To take that from casually doing voices, and being silly and fun pretending to be cops and robbers or whatever, to formalizing an entire game-beyond-the-battle, with rules for travel, investigation, environmental dangers, interaction, going from PvP to PvE (which some people just won't do), and encouraging people to RP characters the whole time, and think in-character, not continually meta and tactically like you do in wargames, MOBAs, etc would be a huge leap and indeed the entire idea of a "Dungeon Master" or "Storyteller" or "Gamemaster" would be alien, because none of those games have that. There's a reason that RPGs didn't develop in the 1800s, or the 1920s, or the 1950s, and so on. RP and G are hard to merge. D&D was an unusual event that did so - once that idea was out there, it spread very rapidly, but technologically, conceptually, RPGs
could have existed for well over 150 years, maybe more like 300. Yet they didn't until the 1970s. Role-playing, including fantasy world-building, existed before that. Wargames existed since the late 1800s.
So I think it would take an exceptional situation for someone to take a single-character wargame (like Warhammer's Inquisitor game back in 2001) and turn it into an RPG as we know it. They'd need to:
1) Take it from being PvP to PvE. The concept at least would probably exist in computer games, so that'd be something (games like Doom would still exist in AU2021, so there'd have been games which were multiplayer and had both PvE, PvE Co-op and PvP for decades).
2) Decide to develop formalized rules for actions outside of combat. It's fascinating to think what their inspirations might have been.
3) Develop the idea of staying in-character, and only doing stuff your character could think of, and thus roleplaying, rather than merely "Playing to win".
4) Abandon the idea of a specific "win condition", which all the games it derived from would have.
5) Develop rules for developing the character and making them stronger. Again, fascinating to think about what might have inspired them on this. We'd likely end up with something wildly different to most RPGs today, and likely pretty naive.

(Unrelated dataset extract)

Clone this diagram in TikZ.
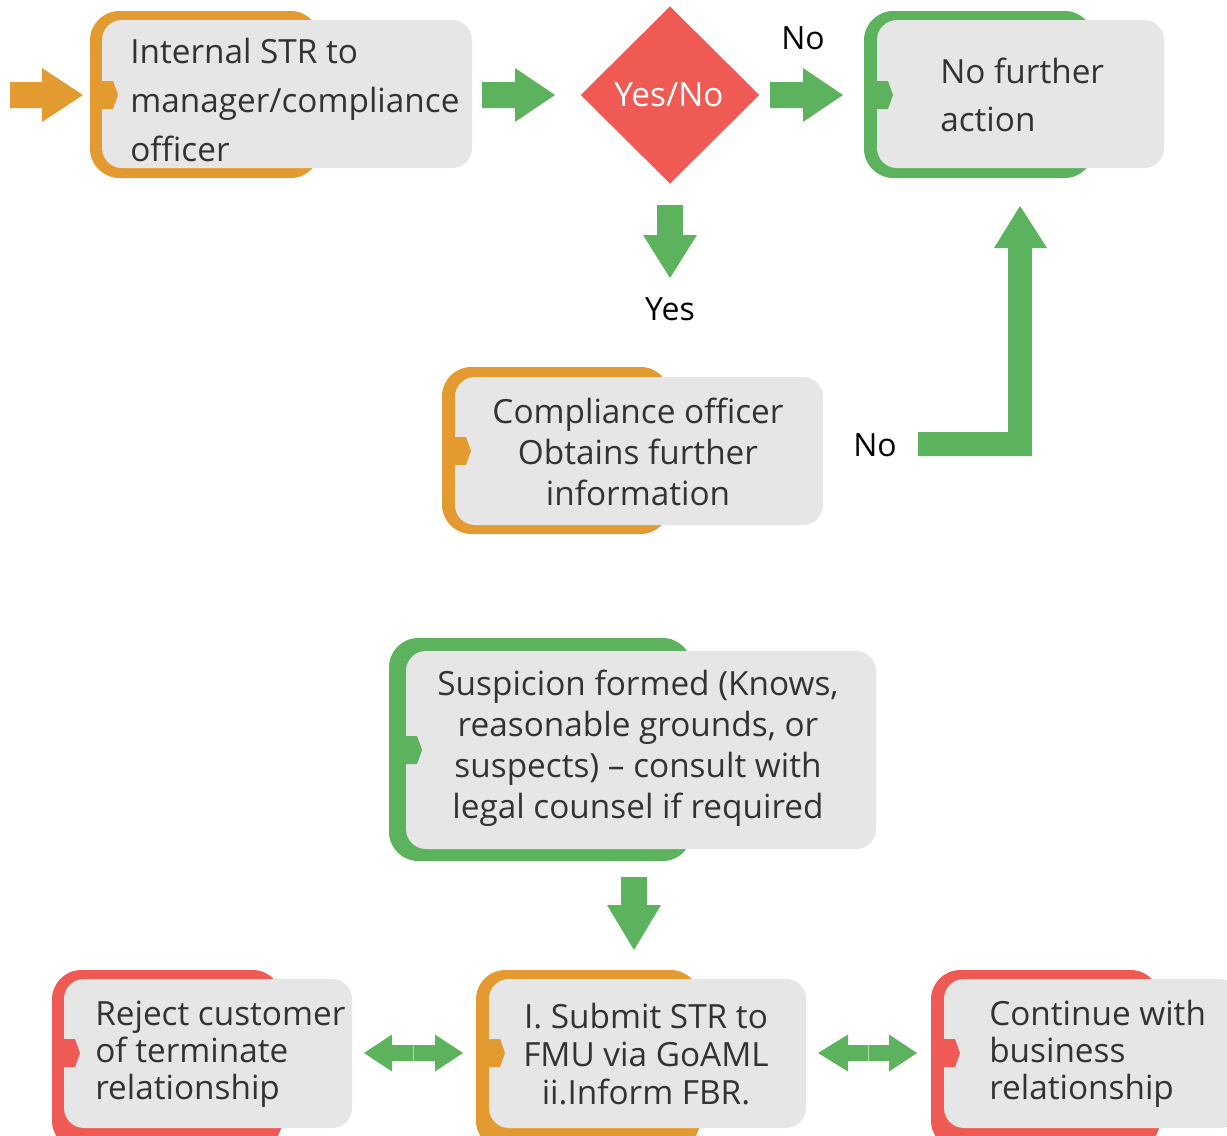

6) Decide to create an additional role of a guy who writes the adventure and controls all the baddies, but who isn't directly opposed to the players, and is himself also roleplaying the enemies and the world and so on, rather than merely trying to make the players lose.
Now, this could well happen in stages, of course, like:
A) Someone wants to play the 1 character wargame solo, so develops some kind of randomizer to control an enemy character. It's then a small leap to extend that randomizer to multiple enemy characters, and if it was fun, to get your friends in on the action.
At this point you'd basically have a "Horde mode" like games like Mass Effect 3's multiplayer was, or Gears of War has.
B) Someone gets the idea to create levels to fight through, like computer games. Maybe he decides he wants to run the enemies to make it more dramatic than using the randomizer (probably some kind of schism here as some people wouldn't like that).
C) Situations in the levels suggest it might be cool to have some kind of skill system for the characters. It's probably very simple and only relates to combat at first.
D) People start thinking about how their characters should get stronger. Likely they have "points values" as a concept from wargames, so think they should have a system for increasing those points.
But this is likely to the dead end unless someone decides that everyone should be playing in-character and outside purely dangerous situations. Maybe, if it's a merchandised universe, that comes out of fan-fic writers/RPers (who I think would exist w/o D&D, as they seem to be a separate thing and you used to meet ones who'd never heard of RPGs, back in the 1990s, but were keen on RPing in forums/chat, as characters from TV shows etc.). Like it's an Aliens-based game, and someone wants to RP a romance between Vasquez and Ripley or whatever (let's be real, we're talking about fan-fic writers...), and so they play stuff out that's happening outside the combat area, like talking in the galley over dinner or whatever - and these ideas together with the ideas on skills maybe start to merge together to form an idea where they could play out the whole thing - not just the combat-oriented "levels". And then people want to bring their "original characters" in, because again fan-fic writers. So those characters need to be assessed for the "points value" system. So we get a character creation system (likely computer games have systems already where you can pick abilities/weapons too so it's not unfamiliar). And through all this maybe we eventually get to RPGs as we know it.
But there is that gap to jump, that leap of faith, to go from "wargame with some chat" to "staying in character and playing out stuff outside of combat".
I'm not saying it's impossible - sorry if I seemed to be! I'm just saying I don't think it's natural/inevitable in the short-term. Like, you could get from A to D in a couple of years, but then no-one might get past D for decades (probably several people would actually - but it wouldn't catch on).